Censure, barrages « dans la pensée », prohibitions : « interdiction de remonter plus de dix ans, interdiction de lire ou voir ou entendre des œuvres tristes. Obligation de se distraire partout et en tout temps ». La dictature s’en prend à la langue, et notamment au passé. Ce serait lui, le passé, la « cause profonde de l’affaiblissement » du pays : « À force de regarder en arrière, on oublie le présent, l’avenir. » S’impose alors ce nouvel horizon qui pourrait se résumer à « pourquoi conserver plutôt que détruire » ? Du côté de la destruction se situent pour la narratrice la distraction et le rire, la fuite en avant ou dans l’inertie pour ne plus penser au « Paris d’avant » si efficacement remplacé par un régime totalitaire pour qui la pensée unique, voire totalisante l’emporte. 

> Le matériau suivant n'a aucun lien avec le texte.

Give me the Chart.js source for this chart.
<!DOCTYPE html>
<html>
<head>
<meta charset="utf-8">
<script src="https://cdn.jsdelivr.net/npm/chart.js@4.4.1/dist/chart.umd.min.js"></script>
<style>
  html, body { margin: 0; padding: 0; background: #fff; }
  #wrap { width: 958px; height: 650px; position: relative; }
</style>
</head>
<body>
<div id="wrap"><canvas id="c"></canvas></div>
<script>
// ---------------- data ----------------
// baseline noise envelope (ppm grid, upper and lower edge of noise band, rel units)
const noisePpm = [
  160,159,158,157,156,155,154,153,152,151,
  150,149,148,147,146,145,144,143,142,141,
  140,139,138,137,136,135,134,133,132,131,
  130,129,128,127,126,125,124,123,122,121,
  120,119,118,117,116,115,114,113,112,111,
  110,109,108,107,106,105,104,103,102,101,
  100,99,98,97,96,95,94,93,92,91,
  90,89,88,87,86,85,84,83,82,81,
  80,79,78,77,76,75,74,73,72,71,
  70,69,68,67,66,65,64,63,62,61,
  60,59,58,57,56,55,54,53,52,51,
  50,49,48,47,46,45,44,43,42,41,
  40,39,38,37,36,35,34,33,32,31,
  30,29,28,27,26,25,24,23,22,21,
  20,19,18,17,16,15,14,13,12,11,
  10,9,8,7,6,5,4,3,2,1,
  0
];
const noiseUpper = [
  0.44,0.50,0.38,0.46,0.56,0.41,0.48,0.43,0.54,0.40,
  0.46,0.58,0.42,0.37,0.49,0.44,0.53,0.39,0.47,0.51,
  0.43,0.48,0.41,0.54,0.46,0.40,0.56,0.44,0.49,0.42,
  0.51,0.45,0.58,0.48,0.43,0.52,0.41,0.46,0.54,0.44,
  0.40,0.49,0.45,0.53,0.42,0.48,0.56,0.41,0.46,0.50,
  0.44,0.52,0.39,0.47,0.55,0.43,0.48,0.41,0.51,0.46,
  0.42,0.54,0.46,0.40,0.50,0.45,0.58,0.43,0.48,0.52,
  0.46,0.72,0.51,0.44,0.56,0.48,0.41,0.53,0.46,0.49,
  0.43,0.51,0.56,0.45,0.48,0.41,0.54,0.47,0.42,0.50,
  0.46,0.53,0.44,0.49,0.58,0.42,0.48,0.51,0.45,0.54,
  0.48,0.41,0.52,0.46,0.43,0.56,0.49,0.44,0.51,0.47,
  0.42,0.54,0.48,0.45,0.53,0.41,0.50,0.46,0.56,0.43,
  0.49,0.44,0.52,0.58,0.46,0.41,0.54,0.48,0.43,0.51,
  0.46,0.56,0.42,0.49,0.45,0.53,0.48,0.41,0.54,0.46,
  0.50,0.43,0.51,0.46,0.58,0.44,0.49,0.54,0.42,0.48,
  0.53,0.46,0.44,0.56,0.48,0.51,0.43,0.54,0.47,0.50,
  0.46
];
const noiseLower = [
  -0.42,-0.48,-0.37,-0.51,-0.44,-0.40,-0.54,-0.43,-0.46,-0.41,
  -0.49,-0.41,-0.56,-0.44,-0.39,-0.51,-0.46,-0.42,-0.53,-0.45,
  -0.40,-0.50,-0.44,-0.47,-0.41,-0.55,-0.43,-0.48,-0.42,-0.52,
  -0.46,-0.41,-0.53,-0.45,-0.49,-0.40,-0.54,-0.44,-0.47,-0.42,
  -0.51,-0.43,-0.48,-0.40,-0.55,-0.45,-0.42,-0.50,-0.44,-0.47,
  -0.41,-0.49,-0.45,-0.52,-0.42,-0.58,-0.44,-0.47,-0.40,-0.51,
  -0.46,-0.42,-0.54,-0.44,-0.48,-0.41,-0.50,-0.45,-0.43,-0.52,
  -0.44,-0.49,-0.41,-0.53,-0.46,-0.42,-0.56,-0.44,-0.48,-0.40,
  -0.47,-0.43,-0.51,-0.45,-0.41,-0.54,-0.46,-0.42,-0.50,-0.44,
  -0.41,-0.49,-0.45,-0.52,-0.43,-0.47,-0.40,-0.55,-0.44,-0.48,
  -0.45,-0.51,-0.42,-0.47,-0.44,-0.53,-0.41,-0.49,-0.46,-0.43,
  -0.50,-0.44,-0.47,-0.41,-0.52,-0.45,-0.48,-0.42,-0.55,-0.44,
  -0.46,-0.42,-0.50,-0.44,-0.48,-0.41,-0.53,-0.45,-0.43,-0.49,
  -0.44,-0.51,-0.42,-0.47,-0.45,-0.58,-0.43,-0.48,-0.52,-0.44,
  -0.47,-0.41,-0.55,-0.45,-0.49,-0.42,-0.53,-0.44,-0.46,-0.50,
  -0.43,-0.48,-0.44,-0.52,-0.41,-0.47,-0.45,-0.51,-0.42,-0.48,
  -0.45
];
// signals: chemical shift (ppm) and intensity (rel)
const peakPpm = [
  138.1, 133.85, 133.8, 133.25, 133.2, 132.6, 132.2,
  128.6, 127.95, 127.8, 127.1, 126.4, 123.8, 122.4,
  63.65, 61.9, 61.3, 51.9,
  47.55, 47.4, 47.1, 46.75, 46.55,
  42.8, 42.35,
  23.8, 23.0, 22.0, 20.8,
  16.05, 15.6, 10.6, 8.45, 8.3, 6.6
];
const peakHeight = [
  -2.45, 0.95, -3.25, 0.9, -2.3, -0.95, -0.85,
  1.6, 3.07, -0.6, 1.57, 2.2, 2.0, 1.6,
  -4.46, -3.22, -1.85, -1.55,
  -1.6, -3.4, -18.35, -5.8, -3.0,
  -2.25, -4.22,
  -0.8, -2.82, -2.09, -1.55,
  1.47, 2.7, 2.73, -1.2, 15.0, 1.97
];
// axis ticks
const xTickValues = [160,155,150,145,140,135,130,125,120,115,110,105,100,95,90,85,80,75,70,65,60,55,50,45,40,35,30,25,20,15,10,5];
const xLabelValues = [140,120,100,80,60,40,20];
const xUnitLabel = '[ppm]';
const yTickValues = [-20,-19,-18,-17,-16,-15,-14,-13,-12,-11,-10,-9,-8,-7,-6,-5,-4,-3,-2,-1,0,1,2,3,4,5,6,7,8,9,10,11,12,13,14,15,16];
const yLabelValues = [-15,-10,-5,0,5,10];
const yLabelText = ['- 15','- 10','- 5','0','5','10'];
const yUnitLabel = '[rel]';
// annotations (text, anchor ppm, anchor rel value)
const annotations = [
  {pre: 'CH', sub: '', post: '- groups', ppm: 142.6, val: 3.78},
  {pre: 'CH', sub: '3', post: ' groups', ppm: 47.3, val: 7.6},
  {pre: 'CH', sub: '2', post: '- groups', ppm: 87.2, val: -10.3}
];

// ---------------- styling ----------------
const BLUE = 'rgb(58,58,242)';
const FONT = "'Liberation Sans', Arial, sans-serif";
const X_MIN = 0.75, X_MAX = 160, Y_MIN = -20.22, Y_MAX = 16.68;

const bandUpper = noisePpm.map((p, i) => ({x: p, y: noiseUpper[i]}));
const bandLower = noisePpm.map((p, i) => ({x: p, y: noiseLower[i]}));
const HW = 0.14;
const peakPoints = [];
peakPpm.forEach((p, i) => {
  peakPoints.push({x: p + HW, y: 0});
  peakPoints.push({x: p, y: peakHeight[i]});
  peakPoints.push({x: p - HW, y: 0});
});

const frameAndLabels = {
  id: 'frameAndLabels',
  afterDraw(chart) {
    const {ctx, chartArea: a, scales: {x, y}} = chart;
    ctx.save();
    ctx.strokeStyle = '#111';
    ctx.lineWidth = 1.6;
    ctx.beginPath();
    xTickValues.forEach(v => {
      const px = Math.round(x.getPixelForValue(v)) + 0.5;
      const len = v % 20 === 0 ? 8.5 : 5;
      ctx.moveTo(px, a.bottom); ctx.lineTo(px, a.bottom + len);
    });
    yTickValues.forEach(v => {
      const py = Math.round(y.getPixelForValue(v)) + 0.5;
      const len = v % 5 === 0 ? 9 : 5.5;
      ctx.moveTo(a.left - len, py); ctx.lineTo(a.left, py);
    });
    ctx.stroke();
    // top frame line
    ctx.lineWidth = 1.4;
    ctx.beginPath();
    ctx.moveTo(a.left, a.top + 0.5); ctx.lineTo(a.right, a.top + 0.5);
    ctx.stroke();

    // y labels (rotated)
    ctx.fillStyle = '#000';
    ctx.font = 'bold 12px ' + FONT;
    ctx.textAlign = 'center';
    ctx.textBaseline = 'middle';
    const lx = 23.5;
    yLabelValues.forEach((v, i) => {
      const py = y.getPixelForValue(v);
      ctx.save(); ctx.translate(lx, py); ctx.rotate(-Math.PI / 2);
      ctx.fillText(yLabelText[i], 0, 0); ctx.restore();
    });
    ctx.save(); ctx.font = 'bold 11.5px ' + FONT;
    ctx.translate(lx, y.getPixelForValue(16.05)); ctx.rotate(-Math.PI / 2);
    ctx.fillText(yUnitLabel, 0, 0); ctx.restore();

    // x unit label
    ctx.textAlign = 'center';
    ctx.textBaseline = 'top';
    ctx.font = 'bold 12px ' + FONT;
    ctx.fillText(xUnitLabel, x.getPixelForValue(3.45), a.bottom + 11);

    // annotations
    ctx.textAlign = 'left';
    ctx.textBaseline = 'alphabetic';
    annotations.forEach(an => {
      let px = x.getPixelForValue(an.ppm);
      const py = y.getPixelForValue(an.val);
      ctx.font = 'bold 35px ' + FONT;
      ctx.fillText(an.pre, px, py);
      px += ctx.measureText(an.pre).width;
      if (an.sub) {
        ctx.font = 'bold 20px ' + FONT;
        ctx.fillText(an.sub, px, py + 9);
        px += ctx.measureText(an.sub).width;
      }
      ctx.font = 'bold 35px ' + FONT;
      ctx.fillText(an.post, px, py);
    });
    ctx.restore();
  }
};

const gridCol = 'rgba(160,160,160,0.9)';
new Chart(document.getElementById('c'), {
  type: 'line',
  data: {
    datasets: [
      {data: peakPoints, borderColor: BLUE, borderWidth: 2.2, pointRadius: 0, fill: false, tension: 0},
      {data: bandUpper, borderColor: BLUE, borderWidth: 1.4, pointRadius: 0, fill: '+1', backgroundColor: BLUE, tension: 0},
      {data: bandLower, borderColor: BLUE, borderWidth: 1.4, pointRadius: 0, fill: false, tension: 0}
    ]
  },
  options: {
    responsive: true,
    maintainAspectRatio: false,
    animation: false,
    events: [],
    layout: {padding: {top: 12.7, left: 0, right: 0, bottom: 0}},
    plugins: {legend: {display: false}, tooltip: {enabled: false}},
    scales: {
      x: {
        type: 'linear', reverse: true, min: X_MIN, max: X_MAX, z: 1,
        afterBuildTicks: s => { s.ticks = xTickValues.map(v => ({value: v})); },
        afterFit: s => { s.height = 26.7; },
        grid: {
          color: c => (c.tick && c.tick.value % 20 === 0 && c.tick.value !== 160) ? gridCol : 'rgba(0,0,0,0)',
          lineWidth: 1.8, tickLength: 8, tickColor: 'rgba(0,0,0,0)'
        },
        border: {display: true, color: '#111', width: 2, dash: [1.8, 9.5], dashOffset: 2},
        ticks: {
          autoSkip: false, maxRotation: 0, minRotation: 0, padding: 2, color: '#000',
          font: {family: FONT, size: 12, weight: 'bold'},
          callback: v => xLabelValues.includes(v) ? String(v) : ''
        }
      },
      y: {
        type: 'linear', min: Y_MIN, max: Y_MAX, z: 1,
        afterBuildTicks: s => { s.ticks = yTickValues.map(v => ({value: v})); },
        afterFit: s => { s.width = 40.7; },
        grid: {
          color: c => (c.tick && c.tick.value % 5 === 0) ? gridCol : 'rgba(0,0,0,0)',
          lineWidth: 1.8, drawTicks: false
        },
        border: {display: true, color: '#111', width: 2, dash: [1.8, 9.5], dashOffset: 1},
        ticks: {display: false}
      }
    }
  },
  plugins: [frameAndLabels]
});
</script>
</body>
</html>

Si l’œuvre de Cécile Wajsbrot se situe à la croisée des destins collectifs et individuels, ces deux romans montrent de quelle manière elle explore de nouvelles voies en fiction. Mémorial étant une sorte de bilan du vingtième siècle et de ses catastrophes, Destruction brosse le portrait d’une société paralysée et méfiante qui ne devrait pas correspondre à celle du vingt-et-unième siècle. Dans les deux scénarios, une histoire individuelle ou familiale est traversée par la grande Histoire. Comme les événements collectifs, passés ou présents – un ensemble de voix faisant penser à une chambre d’échos – constituent la toile de fond de nos vies, on comprend l’auteure lorsqu’elle affirme que ses personnages « ne sont pas des personnages mais des consciences ». C’est aussi pour cette raison qu’ils n’ont, la plupart du temps, pas de nom (« tout est désigné mais pas nommé »). Situés entre l’histoire collective et individuelle, il y est question de l’héritage, de la part commune que chaque individu reçoit. Bref, ces deux romans fournissent une profonde réflexion sur le temps – le passé, notamment, et, de manière générale, sur le seuil du temps – et la disparition d’un monde révolu. Un univers foisonnant à (re)découvrir, si ce n’est pas déjà fait.